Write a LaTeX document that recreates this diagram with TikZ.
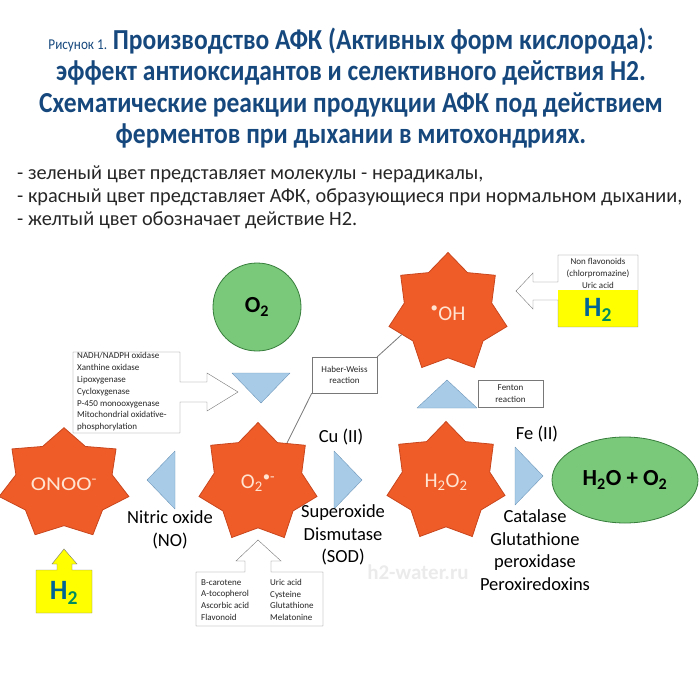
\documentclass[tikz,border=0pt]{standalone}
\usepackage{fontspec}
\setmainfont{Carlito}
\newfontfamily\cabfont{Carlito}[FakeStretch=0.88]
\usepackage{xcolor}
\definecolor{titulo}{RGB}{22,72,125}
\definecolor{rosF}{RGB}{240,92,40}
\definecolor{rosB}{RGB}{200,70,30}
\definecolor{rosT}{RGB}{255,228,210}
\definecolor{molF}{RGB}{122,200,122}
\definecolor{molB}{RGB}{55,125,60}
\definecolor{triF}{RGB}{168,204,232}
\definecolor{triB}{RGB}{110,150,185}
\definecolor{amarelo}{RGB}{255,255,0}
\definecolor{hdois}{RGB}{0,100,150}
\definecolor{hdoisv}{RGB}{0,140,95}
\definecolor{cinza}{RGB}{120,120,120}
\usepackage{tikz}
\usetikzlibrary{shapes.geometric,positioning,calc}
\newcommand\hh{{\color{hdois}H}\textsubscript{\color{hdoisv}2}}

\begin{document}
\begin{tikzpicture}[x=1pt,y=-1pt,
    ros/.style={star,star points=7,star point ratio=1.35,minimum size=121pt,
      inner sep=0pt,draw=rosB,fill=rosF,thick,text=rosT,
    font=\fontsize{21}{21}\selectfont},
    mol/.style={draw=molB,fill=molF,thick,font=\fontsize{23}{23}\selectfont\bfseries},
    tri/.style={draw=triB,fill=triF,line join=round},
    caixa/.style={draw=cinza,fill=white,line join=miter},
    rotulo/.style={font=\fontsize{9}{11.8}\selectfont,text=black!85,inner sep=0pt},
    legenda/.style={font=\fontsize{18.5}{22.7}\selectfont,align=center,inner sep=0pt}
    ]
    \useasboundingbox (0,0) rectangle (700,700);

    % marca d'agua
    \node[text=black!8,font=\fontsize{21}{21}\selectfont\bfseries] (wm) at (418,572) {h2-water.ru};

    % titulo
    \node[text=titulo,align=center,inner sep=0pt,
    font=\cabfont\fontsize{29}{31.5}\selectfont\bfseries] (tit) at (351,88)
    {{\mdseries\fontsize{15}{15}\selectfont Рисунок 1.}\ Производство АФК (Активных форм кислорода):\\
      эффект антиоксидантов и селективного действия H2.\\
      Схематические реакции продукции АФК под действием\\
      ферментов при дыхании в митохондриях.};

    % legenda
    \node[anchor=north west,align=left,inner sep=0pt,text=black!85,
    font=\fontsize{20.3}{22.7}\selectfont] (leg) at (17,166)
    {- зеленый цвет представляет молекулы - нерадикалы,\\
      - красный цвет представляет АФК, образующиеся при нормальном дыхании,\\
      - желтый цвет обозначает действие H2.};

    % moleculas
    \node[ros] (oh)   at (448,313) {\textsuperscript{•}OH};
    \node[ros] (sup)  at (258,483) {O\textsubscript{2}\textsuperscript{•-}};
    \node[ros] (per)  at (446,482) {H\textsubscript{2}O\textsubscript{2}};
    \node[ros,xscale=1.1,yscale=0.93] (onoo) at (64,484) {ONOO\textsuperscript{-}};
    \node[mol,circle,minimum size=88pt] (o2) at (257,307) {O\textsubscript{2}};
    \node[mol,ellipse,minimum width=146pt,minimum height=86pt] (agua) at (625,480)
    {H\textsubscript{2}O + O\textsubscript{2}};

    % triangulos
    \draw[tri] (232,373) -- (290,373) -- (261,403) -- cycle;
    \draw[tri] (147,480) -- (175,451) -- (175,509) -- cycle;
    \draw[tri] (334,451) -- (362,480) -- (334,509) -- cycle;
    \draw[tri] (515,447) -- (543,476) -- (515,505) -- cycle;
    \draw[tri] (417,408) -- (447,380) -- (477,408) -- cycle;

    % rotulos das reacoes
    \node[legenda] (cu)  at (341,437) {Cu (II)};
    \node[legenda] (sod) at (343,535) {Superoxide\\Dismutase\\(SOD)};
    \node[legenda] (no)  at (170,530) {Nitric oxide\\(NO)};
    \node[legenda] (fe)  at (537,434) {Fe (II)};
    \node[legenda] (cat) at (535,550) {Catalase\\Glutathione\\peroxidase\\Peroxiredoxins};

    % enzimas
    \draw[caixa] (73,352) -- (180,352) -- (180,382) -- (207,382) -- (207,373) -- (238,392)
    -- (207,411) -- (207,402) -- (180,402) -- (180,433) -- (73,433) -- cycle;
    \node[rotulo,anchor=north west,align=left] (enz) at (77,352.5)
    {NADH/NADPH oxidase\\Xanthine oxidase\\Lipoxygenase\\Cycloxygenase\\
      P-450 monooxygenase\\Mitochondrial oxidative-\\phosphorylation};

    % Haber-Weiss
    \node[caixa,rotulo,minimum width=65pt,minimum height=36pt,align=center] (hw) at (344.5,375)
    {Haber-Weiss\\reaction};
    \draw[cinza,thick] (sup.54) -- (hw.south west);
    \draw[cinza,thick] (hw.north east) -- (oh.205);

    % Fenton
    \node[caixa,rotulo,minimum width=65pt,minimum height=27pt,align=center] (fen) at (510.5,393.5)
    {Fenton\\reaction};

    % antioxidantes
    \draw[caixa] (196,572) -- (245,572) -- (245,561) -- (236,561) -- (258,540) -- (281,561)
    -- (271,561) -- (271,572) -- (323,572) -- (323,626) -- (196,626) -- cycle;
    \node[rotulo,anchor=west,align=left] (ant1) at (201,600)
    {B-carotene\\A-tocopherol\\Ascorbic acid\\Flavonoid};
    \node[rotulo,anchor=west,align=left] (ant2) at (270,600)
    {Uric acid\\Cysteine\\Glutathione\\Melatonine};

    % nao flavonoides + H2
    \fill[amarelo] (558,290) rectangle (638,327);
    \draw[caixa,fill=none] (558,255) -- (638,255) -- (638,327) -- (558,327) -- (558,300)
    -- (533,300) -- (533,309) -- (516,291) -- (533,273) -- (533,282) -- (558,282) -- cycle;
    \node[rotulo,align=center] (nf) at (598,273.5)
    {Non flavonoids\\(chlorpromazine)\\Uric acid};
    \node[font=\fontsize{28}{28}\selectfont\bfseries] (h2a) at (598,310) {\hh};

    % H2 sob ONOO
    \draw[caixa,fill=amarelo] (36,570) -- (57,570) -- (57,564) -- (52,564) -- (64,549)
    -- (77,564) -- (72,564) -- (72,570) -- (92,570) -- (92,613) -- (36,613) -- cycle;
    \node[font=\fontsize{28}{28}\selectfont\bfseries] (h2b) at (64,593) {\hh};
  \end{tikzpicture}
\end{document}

__________________________________________________

- **REQUIRED WORK**: Omitting all pictures, restate exactly the lines of the material from its start through the line that contains "(0,0) rectangle (700,700);".

- **FULL ANSWER**:
Write a LaTeX document that recreates this diagram with TikZ.
\documentclass[tikz,border=0pt]{standalone}
\usepackage{fontspec}
\setmainfont{Carlito}
\newfontfamily\cabfont{Carlito}[FakeStretch=0.88]
\usepackage{xcolor}
\definecolor{titulo}{RGB}{22,72,125}
\definecolor{rosF}{RGB}{240,92,40}
\definecolor{rosB}{RGB}{200,70,30}
\definecolor{rosT}{RGB}{255,228,210}
\definecolor{molF}{RGB}{122,200,122}
\definecolor{molB}{RGB}{55,125,60}
\definecolor{triF}{RGB}{168,204,232}
\definecolor{triB}{RGB}{110,150,185}
\definecolor{amarelo}{RGB}{255,255,0}
\definecolor{hdois}{RGB}{0,100,150}
\definecolor{hdoisv}{RGB}{0,140,95}
\definecolor{cinza}{RGB}{120,120,120}
\usepackage{tikz}
\usetikzlibrary{shapes.geometric,positioning,calc}
\newcommand\hh{{\color{hdois}H}\textsubscript{\color{hdoisv}2}}

\begin{document}
\begin{tikzpicture}[x=1pt,y=-1pt,
    ros/.style={star,star points=7,star point ratio=1.35,minimum size=121pt,
      inner sep=0pt,draw=rosB,fill=rosF,thick,text=rosT,
    font=\fontsize{21}{21}\selectfont},
    mol/.style={draw=molB,fill=molF,thick,font=\fontsize{23}{23}\selectfont\bfseries},
    tri/.style={draw=triB,fill=triF,line join=round},
    caixa/.style={draw=cinza,fill=white,line join=miter},
    rotulo/.style={font=\fontsize{9}{11.8}\selectfont,text=black!85,inner sep=0pt},
    legenda/.style={font=\fontsize{18.5}{22.7}\selectfont,align=center,inner sep=0pt}
    ]
    \useasboundingbox (0,0) rectangle (700,700);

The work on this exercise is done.